Ha viaggiato molto in Italia e ha vissuto per qualche mese a Venezia quando ha diretto la Biennale nel 2007. Che cosa pensa dell’arte contemporanea italiana? Crede che possa essere competitiva in uno scenario globale?
L’Italia gode di molte qualità che la contraddistinguono, a cominciare dal più ricco patrimonio di reperti antichi al di fuori della Grecia e dalla vastissima presenza di arte rinascimentale. Solo in Italia artisti moderni o contemporanei ‒ che siano Giorgio de Chirico, Philip Guston o Pier Paolo Pasolini ‒ possono immergersi nel passato lungo la strada che compiono per andare al lavoro. Certamente esiste anche un modernismo italiano tutto da esplorare. Alterazioni Video sta realizzando un progetto per l’imminente Manifesta dedicato alle “nuove rovine” dell’Italia contemporanea ‒ soprattutto legate alle sue architetture pubbliche rimaste incompiute. Io sono tangenzialmente coinvolto e ho deciso di farlo perché mi sembra un progetto fortemente italiano e mi manca l’Italia.
Insegna pittura alla Yale University School of Art. Crede che la pittura, oggi, sia ancora viva?

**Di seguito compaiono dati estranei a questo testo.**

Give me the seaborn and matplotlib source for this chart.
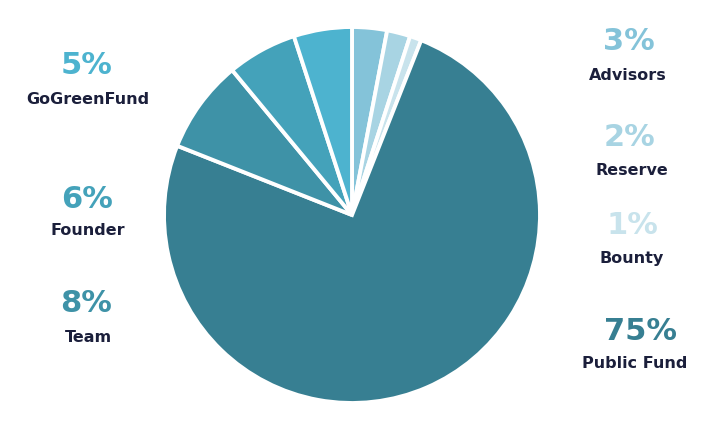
import matplotlib
matplotlib.use("Agg")
import matplotlib.pyplot as plt
import seaborn as sns

sns.set_theme(style="white")
plt.rcParams['font.family'] = ['DejaVu Sans']

categories = ["Advisors", "Reserve", "Bounty", "Public Fund", "Team", "Founder", "GoGreenFund"]
values = [3, 2, 1, 75, 8, 6, 5]
pct_labels = ["3%", "2%", "1%", "75%", "8%", "6%", "5%"]
colors = ["#84C3D9", "#A8D4E3", "#C8E3EC", "#377F92", "#3E92A7", "#44A2BA", "#4DB3CF"]

W, H = 720, 433
fig = plt.figure(figsize=(7.2, 4.33), dpi=100)
fig.patch.set_facecolor("white")

cx, cy, r = 352, 215, 188
ax = fig.add_axes([(cx - r) / W, (H - cy - r) / H, 2 * r / W, 2 * r / H])
ax.pie(values, colors=colors, startangle=90, counterclock=False,
       wedgeprops=dict(edgecolor="white", linewidth=2.8), radius=1.0)
ax.set_xlim(-1.0, 1.0)
ax.set_ylim(-1.0, 1.0)
ax.set_axis_off()

# label positions in pixel coordinates (x pct, x name, y of percentage, y of name)
label_pos = {
    "Advisors": (629, 628, 39, 74),
    "Reserve": (630, 632, 134, 169),
    "Bounty": (632, 632, 222, 257),
    "Public Fund": (640, 635, 329, 362),
    "Team": (86, 88, 301, 336),
    "Founder": (87, 88, 196, 229),
    "GoGreenFund": (87, 88, 63, 98),
}
navy = "#1B1F3B"
for cat, pct, col in zip(categories, pct_labels, colors):
    xp, xn, yp, yn = label_pos[cat]
    fig.text(xp / W, 1 - yp / H, pct, ha="center", va="center_baseline",
             fontsize=22, fontweight="bold", color=col)
    fig.text(xn / W, 1 - yn / H, cat, ha="center", va="center_baseline",
             fontsize=11.5, fontweight="bold", color=navy)

fig.savefig("out.png", dpi=100, facecolor="white")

La pittura esiste da quando esiste l’uomo. Non è mai morta e non lo farà mai ‒ non importa cosa predicono le ideologie di destra o di sinistra ‒, anche se il suo status rispetto alle altre forme d’arte e il suo format cambia in continuazione. In ogni caso, non posso immaginare la sua morte più di quanto possa immaginare la mia, il che è vero sia in senso letterale sia in senso metaforico perché sono sempre stato un pittore e di recente sono tornato a questa occupazione a tempo pieno. Non accetto l’idea che lo show possa finire prima del mio show. Sarò vanesio, forse, ma sapete come sono gli artisti.